Traditionally, the courts have distinguished between acts done in breach of an essential preliminary to the exercise of a statutory power or authority and acts done in breach of a procedural condition for the exercise of a statutory power or authority. Cases falling within the first category are regarded as going to the jurisdiction of the person or body exercising the power or authority. Compliance with the condition is regarded as mandatory, and failure to comply with the condition will result in the invalidity of an act done in breach of the condition. Cases falling within the second category are traditionally classified as directory rather than mandatory. … As a result, if the statutory condition is regarded as directory, an act done in breach of it does not result in invalidity.
[18] At p 390 their Honours after referring to the decision of the Court of Appeal of New South Wales in Tasker v Fullwood [1978] 1 NSWLR 20 at 23-24 with approval said that the classifications between directory and mandatory have outlived their usefulness because they deflect attention from the real issue which is whether an act done in breach of the legislative provision is invalid.
[19] Their Honours said:
That being so, a court, determining the validity of an act done in breach of a statutory provision, may easily focus on the wrong factors if it asks itself whether compliance with the provision is mandatory or directory and, if directory, whether there has been substantial compliance with the provision. A better test for determining the issue of validity is to ask whether it was a purpose of the legislation that an act done in breach of the provision should be invalid.
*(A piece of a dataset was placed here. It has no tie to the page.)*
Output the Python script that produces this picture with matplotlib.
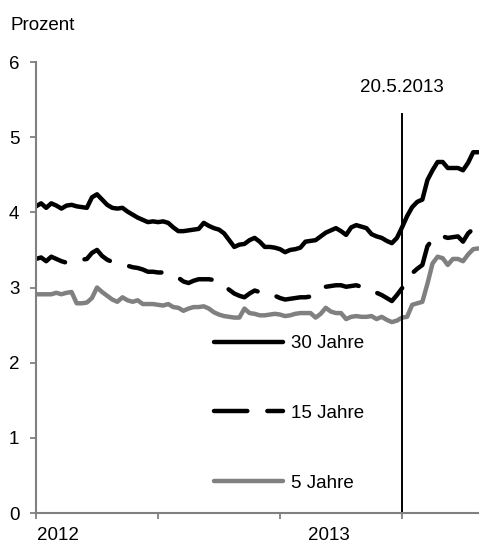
import matplotlib
matplotlib.use("Agg")
import matplotlib.pyplot as plt
import matplotlib.transforms as mtransforms
import pandas as pd

plt.rcParams['font.family'] = ['Liberation Sans', 'DejaVu Sans']

# weekly yields, starting Monday 2 Jan 2012
weeks = pd.date_range("2012-01-02", periods=88, freq="7D")

yield_30 = [4.08, 4.12, 4.06, 4.12, 4.09, 4.05, 4.09, 4.10, 4.08, 4.07,
            4.06, 4.20, 4.24, 4.17, 4.10, 4.06, 4.05, 4.06, 4.01, 3.97,
            3.93, 3.90, 3.87, 3.88, 3.87, 3.88, 3.86, 3.80, 3.75, 3.75,
            3.76, 3.77, 3.78, 3.86, 3.82, 3.79, 3.77, 3.72, 3.63, 3.54,
            3.57, 3.58, 3.63, 3.66, 3.61, 3.54, 3.54, 3.53, 3.51, 3.47,
            3.50, 3.51, 3.53, 3.61, 3.62, 3.63, 3.68, 3.73, 3.76, 3.79,
            3.75, 3.70, 3.80, 3.83, 3.81, 3.79, 3.71, 3.68, 3.66, 3.62,
            3.59, 3.66, 3.80, 3.95, 4.07, 4.14, 4.17, 4.43, 4.56, 4.67,
            4.67, 4.59, 4.59, 4.59, 4.56, 4.66, 4.80, 4.80]

yield_15 = [3.38, 3.40, 3.35, 3.41, 3.38, 3.35, 3.33, 3.36, 3.37, 3.37,
            3.38, 3.46, 3.50, 3.42, 3.37, 3.34, 3.33, 3.31, 3.29, 3.27,
            3.26, 3.24, 3.21, 3.21, 3.20, 3.20, 3.19, 3.16, 3.13, 3.08,
            3.06, 3.09, 3.11, 3.11, 3.11, 3.10, 3.08, 3.02, 2.97, 2.92,
            2.89, 2.87, 2.92, 2.96, 2.94, 2.90, 2.89, 2.89, 2.86, 2.84,
            2.85, 2.86, 2.87, 2.87, 2.88, 2.90, 2.96, 3.01, 3.02, 3.03,
            3.03, 3.01, 3.02, 3.03, 3.01, 2.99, 2.95, 2.93, 2.90, 2.86,
            2.82, 2.90, 2.99, 3.10, 3.19, 3.25, 3.30, 3.55, 3.64, 3.70,
            3.68, 3.66, 3.67, 3.68, 3.61, 3.72, 3.78, 3.78]

yield_5 = [2.91, 2.91, 2.91, 2.91, 2.93, 2.91, 2.93, 2.94, 2.79, 2.79,
           2.80, 2.86, 3.00, 2.94, 2.89, 2.84, 2.81, 2.87, 2.83, 2.81,
           2.83, 2.78, 2.78, 2.78, 2.77, 2.76, 2.78, 2.74, 2.73, 2.69,
           2.72, 2.74, 2.74, 2.75, 2.72, 2.67, 2.64, 2.62, 2.61, 2.60,
           2.60, 2.72, 2.66, 2.65, 2.63, 2.63, 2.64, 2.65, 2.64, 2.62,
           2.63, 2.65, 2.66, 2.66, 2.66, 2.60, 2.65, 2.73, 2.68, 2.66,
           2.66, 2.58, 2.61, 2.62, 2.61, 2.61, 2.62, 2.58, 2.61, 2.57,
           2.54, 2.56, 2.60, 2.61, 2.77, 2.79, 2.81, 3.05, 3.32, 3.41,
           3.39, 3.30, 3.38, 3.38, 3.35, 3.44, 3.51, 3.52]

event_date = pd.Timestamp("2013-05-20")
event_label = "20.5.2013"
tick_dates = pd.to_datetime(["2012-01-02", "2012-06-18", "2012-12-03", "2013-05-20"])
year_labels = ["2012", "2013"]
year_dates = pd.to_datetime(["2012-01-03", "2013-01-10"])

grey = "#808080"
lw = 3.2
fs = 13.5

fig = plt.figure(figsize=(4.79, 5.45), dpi=100)
ax = fig.add_axes([0.0752, 0.0587, 0.9248, 0.8275])

ax.plot(weeks, yield_30, color="black", lw=lw, solid_capstyle="round",
        solid_joinstyle="round", label="30 Jahre")
ax.plot(weeks, yield_15, color="black", lw=lw, linestyle=(0, (7.5, 4.5)),
        dash_capstyle="round", dash_joinstyle="round", label="15 Jahre")
ax.plot(weeks, yield_5, color=grey, lw=lw, solid_capstyle="round",
        solid_joinstyle="round", label="5 Jahre")

ax.axvline(event_date, ymin=0, ymax=5.31 / 6, color="black", lw=1.4)
ax.text(event_date, 5.66, event_label, ha="center", va="center", fontsize=fs)

ax.set_ylim(0, 6)
ax.set_xlim(pd.Timestamp("2012-01-02"), pd.Timestamp("2012-01-02") + pd.Timedelta(days=610))
ax.set_yticks(range(0, 7))
ax.set_xticks(tick_dates)
ax.set_xticklabels([])

for side in ("top", "right"):
    ax.spines[side].set_visible(False)
for side in ("left", "bottom"):
    ax.spines[side].set_color(grey)
    ax.spines[side].set_linewidth(1.5)
ax.tick_params(axis="y", colors=grey, labelcolor="black", length=4, width=1.3,
               labelsize=fs, pad=8)
ax.tick_params(axis="x", colors=grey, length=4, width=1.3)

trans = mtransforms.blended_transform_factory(ax.transData, ax.transAxes)
for lab, d in zip(year_labels, year_dates):
    ax.text(d, -0.03, lab, transform=trans, ha="left", va="top", fontsize=fs)

fig.text(11 / 479, 1 - 25 / 545, "Prozent", ha="left", va="center", fontsize=fs)

# legend sits inside the plot area, below the curves
ax.legend(loc="lower left", bbox_to_anchor=(0.363, 0.01), frameon=False,
          handlelength=3.7, handletextpad=0.42, labelspacing=2.8, fontsize=fs)

fig.savefig("out.png", dpi=100)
[20] A provision which is similarly structured to s 53 and s 54 of the Planning Act was considered by the High Court in Re Minister for Immigration, Multicultural and Indigenous Affairs; ex parte Palme (supra). In that case, s 501(2) of the Migration Act 1958 (Cth) empowered the Minister to cancel a visa granted to the person if the Minister reasonably suspects that the person does not pass “the character test” and that person does not satisfy the Minister that he or she passes “the character test”. S 501G(1) provided that if a decision to cancel a visa was made by the Minister, the Minister must give a written notice that inter alia sets out the reasons for the decision. The reasons which were given in that case were somewhat like the reasons given in the present case. The High Court held that such reasons did not comply with the Act. In that particular case s 501G(4) of the Act provided that a failure to comply with the section in relation to a decision does not affect the validity of the decision. The High Court had little difficulty in concluding, following the decision in Project Blue Sky Inc & Others v Australian Broadcasting Authority (supra) that the failure to give reasons did not affect the validity of the decision, but that the failure to provide adequate reasons could be reviewed and compliance by the Minister with his statutory duty may be ordered.
[21] Mr Groves submitted that having regard to the provisions of s 53 and s 54 of the Planning Act, the requirement to serve on the applicant a statement of reasons is not a condition precedent to the exercise of the Consent Authority’s jurisdiction. That is plainly correct. The structure of the Act indicates that the issue of the development permit precedes the giving of the statement of reasons. However, that is not the end of the matter as one must consider the purpose of the giving of the statement of reasons by reference to the language of the statute, its subject matter and objects and the consequences to the parties of holding void every act done in breach of this condition.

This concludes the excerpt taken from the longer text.